# Bass Club Info



## ras71153 (Dec 23, 2009)

Please help. I need any info on local bass clubs. Thanks


----------



## Jason (Oct 2, 2007)

Local? Pcola/Milton/Crestview? or all???

Also no need to post in a bunch of sections....its a question about bass clubs so the fresh water general Q&A is good....


----------



## auguy7777 (Feb 23, 2009)

I'm hoping someone replies for you. I need some answers as well. The itch is fierce!!!


----------



## B-4 Reel (Oct 13, 2007)

Miracle Strip Bass Club and Hub City Bassmasters are two good ones around here. MSBC is out of Fort Walton and HCB is out of Crestview. I know there are some more but I've been in both and would put them up against any other club. Good people in both. If you need some more info, let me know.


----------



## K9gee (Mar 10, 2015)

I myself want to see about join a bass club I just moved to hurlburt field. I would have to back seat until I get a boat.


----------



## auguy7777 (Feb 23, 2009)

Would anybody be interested if I formed one?


----------



## B-4 Reel (Oct 13, 2007)

MSBC is almost all boaters, so there are plenty of backseats. We just partner up and you can fish with the same guy all year or switch up if you like. HCB is the same way but their almost even between boater and non-boater.


----------



## K9gee (Mar 10, 2015)

auguy7777 said:


> Would anybody be interested if I formed one?


are you close to hurby?


----------



## K9gee (Mar 10, 2015)

B-4 Reel said:


> MSBC is almost all boaters, so there are plenty of backseats. We just partner up and you can fish with the same guy all year or switch up if you like. HCB is the same way but their almost even between boater and non-boater.


Thank you i will look into MSBC.


----------



## Buckchaser (Jan 28, 2014)

I'm in three rivers bass club we fish blackwater escambia and perdido. I like it it's good competition.

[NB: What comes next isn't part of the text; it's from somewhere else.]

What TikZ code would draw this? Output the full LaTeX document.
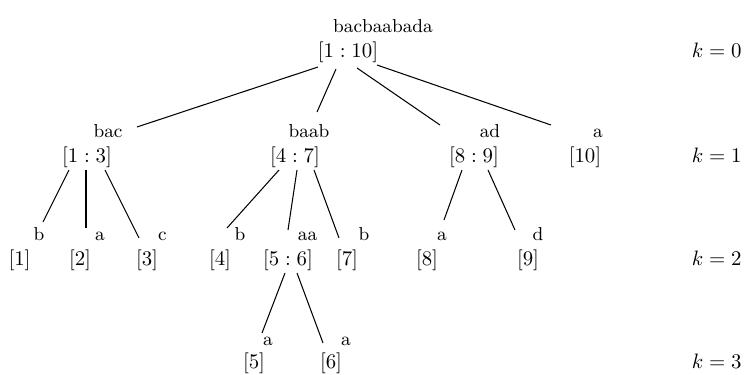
\documentclass[tikz,border=0pt]{standalone}
\usetikzlibrary{calc}
\begin{document}
\begin{tikzpicture}[x=0.48pt,y=-0.48pt,
  rng/.style={anchor=base,inner sep=0pt},
  lab/.style={anchor=base,inner sep=0pt,font=\small},
  lvl/.style={anchor=base east,inner sep=0pt},
  edge/.style={draw,line width=0.5pt}]
\useasboundingbox[fill=white] (0,0) rectangle (745,374);
% level 0
\node[rng] (n0) at (348,57) {$[1:10]$};
\node[lab] (l0) at (383,32) {bacbaabada};
% level 1
\node[rng] (n1) at (87,162) {$[1:3]$};
\node[lab] (l1) at (108,137) {bac};
\node[rng] (n2) at (295,162) {$[4:7]$};
\node[lab] (l2) at (309,137) {baab};
\node[rng] (n3) at (474,162) {$[8:9]$};
\node[lab] (l3) at (490,137) {ad};
\node[rng] (n4) at (585,162) {$[10]$};
\node[lab] (l4) at (598,137) {a};
% level 2
\node[rng] (n11) at (19.5,265) {$[1]$};
\node[lab] (l11) at (39,240) {b};
\node[rng] (n12) at (80,265) {$[2]$};
\node[lab] (l12) at (100,240) {a};
\node[rng] (n13) at (147,265) {$[3]$};
\node[lab] (l13) at (162.5,240) {c};
\node[rng] (n21) at (220,265) {$[4]$};
\node[lab] (l21) at (240,240) {b};
\node[rng] (n22) at (288,265) {$[5:6]$};
\node[lab] (l22) at (307.5,240) {aa};
\node[rng] (n23) at (347,265) {$[7]$};
\node[lab] (l23) at (364,240) {b};
\node[rng] (n31) at (427,265) {$[8]$};
\node[lab] (l31) at (442,240) {a};
\node[rng] (n32) at (528,265) {$[9]$};
\node[lab] (l32) at (538,240) {d};
% level 3
\node[rng] (n221) at (254,368) {$[5]$};
\node[lab] (l221) at (268,345) {a};
\node[rng] (n222) at (331,368) {$[6]$};
\node[lab] (l222) at (346,345) {a};
% level markers
\node[lvl] (k0) at (742,57) {$k=0$};
\node[lvl] (k1) at (742,162) {$k=1$};
\node[lvl] (k2) at (742,265) {$k=2$};
\node[lvl] (k3) at (742,368) {$k=3$};
% edges
\draw[edge] ($(n0.base)+(-30,10)$) -- ($(n1.base)+(50,-35)$);
\draw[edge] ($(n0.base)+(-12,12)$) -- ($(n2.base)+(22,-50)$);
\draw[edge] ($(n0.base)+(9,11)$) -- ($(n3.base)+(-34,-37)$);
\draw[edge] ($(n0.base)+(29,8)$) -- ($(n4.base)+(-34,-37)$);
\draw[edge] ($(n1.base)+(-18,8)$) -- ($(n11.base)+(23.5,-43)$);
\draw[edge] ($(n1.base)+(-1,8)$) -- ($(n12.base)+(6,-37)$);
\draw[edge] ($(n1.base)+(18,8)$) -- ($(n13.base)+(-8,-27)$);
\draw[edge] ($(n2.base)+(-16,8)$) -- ($(n21.base)+(7,-37)$);
\draw[edge] ($(n2.base)+(2,8)$) -- ($(n22.base)+(0,-35)$);
\draw[edge] ($(n2.base)+(19,8)$) -- ($(n23.base)+(-8,-27)$);
\draw[edge] ($(n3.base)+(-12,8)$) -- ($(n31.base)+(17,-45)$);
\draw[edge] ($(n3.base)+(14,8)$) -- ($(n32.base)+(-13,-35)$);
\draw[edge] ($(n22.base)+(-3,8)$) -- ($(n221.base)+(8,-35)$);
\draw[edge] ($(n22.base)+(9,8)$) -- ($(n222.base)+(-8,-25)$);
\end{tikzpicture}
\end{document}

Is anybody on here going to fish the United way on blackwater April 4th. 115 a boat. 3,000 first place and a 15,000 mystery fish.


----------



## nojerseydevil (Jan 23, 2009)

auguy7777 said:


> Would anybody be interested if I formed one?

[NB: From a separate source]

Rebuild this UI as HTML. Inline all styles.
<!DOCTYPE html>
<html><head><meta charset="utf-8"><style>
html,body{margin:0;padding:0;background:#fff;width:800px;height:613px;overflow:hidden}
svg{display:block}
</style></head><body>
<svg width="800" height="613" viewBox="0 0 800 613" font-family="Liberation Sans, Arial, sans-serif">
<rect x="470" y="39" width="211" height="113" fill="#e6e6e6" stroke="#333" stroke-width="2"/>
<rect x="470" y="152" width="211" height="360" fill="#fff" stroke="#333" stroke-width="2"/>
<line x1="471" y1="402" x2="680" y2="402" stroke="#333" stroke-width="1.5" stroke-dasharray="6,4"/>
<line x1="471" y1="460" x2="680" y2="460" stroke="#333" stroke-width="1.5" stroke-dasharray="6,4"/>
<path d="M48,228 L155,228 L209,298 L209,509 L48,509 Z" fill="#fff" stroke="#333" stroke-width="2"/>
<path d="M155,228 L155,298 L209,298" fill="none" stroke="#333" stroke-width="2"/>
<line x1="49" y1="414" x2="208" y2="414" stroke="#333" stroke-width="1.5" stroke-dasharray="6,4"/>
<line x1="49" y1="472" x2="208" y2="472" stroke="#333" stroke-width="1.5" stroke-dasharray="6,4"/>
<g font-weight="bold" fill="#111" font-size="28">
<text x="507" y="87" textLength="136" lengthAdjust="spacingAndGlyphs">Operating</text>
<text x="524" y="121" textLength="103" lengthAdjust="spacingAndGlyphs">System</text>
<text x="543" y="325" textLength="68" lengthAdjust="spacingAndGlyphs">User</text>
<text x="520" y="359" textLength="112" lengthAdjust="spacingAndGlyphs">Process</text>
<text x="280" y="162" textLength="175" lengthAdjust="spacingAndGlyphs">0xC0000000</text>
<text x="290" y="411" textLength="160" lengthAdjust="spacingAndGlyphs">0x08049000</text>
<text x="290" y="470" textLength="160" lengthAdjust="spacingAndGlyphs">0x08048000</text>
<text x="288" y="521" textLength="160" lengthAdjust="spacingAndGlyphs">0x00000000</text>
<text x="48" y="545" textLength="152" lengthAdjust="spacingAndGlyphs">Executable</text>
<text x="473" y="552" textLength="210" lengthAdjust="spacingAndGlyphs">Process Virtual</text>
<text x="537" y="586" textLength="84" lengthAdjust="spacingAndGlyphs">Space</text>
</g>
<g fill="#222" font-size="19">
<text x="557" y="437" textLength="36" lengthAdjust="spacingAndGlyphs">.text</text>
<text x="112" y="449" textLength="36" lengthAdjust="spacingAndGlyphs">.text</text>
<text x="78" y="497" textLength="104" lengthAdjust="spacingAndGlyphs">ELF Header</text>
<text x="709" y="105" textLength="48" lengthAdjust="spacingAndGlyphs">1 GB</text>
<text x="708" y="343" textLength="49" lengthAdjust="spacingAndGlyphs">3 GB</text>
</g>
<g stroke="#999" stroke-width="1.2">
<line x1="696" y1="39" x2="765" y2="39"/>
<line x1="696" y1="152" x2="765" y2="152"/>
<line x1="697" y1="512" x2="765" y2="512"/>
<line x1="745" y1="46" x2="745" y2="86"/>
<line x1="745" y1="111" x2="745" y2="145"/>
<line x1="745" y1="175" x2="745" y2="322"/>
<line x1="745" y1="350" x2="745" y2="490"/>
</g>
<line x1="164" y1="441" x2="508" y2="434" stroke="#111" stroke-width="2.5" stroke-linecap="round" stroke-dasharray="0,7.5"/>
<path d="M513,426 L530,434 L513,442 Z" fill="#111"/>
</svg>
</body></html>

Take it on and I'm on-board. 

NJD


----------



## gastonfish (Mar 24, 2012)

auguy7777 said:


> Would anybody be interested if I formed one?


 Where would you plan on fishing?


----------



## barefoot (Nov 3, 2011)

I am a reformed bass fishermen...I might also be interested for local waters.


----------



## FL-Law (Dec 27, 2010)

auguy7777 said:


> would anybody be interested if i formed one?


 Yep


----------



## FL-Law (Dec 27, 2010)

http://www.bassmaster.com/news/how-start-bass-club


----------



## auguy7777 (Feb 23, 2009)

I haven't really thought about it much. I mean it's crossed my mind in the past. I'd like one that ran all year and was affiliated with Bass and you wouldn't have to travel much. Fish Blackwater, Escambia, Perdido, Fish River, Tensaw, Choctawatchee. Rotate those twice a year and you got a full year. Maybe a two weekend Classic at the end of the year. All this would depend on sure fire participants. I can't really start looking into any of this until June though as that will be my first month back into the swing of things in good ol America.


----------



## Buckchaser (Jan 28, 2014)

auguy7777 said:


> I haven't really thought about it much. I mean it's crossed my mind in the past. I'd like one that ran all year and was affiliated with Bass and you wouldn't have to travel much. Fish Blackwater, Escambia, Perdido, Fish River, Tensaw, Choctawatchee. Rotate those twice a year and you got a full year. Maybe a two weekend Classic at the end of the year. All this would depend on sure fire participants. I can't really start looking into any of this until June though as that will be my first month back into the swing of things in good ol America.


I'd be interested for sure


----------



## Gator-1 (Oct 2, 2007)

Panhandle Bass Club, Hawg Hunters, Three Rivers, Milton Bass Club-these are all local. Hawg Hunters has a website. Panhandle has one but I haven't updated it but the Facebook page is current. Someone who knows you has to sponsor you in. Not sure about the criteria of the other ones


----------



## Buckchaser (Jan 28, 2014)

Gator-1 said:


> Panhandle Bass Club, Hawg Hunters, Three Rivers, Milton Bass Club-these are all local. Hawg Hunters has a website. Panhandle has one but I haven't updated it but the Facebook page is current. Someone who knows you has to sponsor you in. Not sure about the criteria of the other ones


Three rivers is sponsor as well


----------



## Cousin-it (Apr 10, 2012)

So yall are saying you have to know someone IN THE CLUB to get voted in???????


----------



## Buckchaser (Jan 28, 2014)

Cousin-it said:


> So yall are saying you have to know someone IN THE CLUB to get voted in???????


In three rivers you do... But I'm in three rivers invite me to go fishing lol then you know me


----------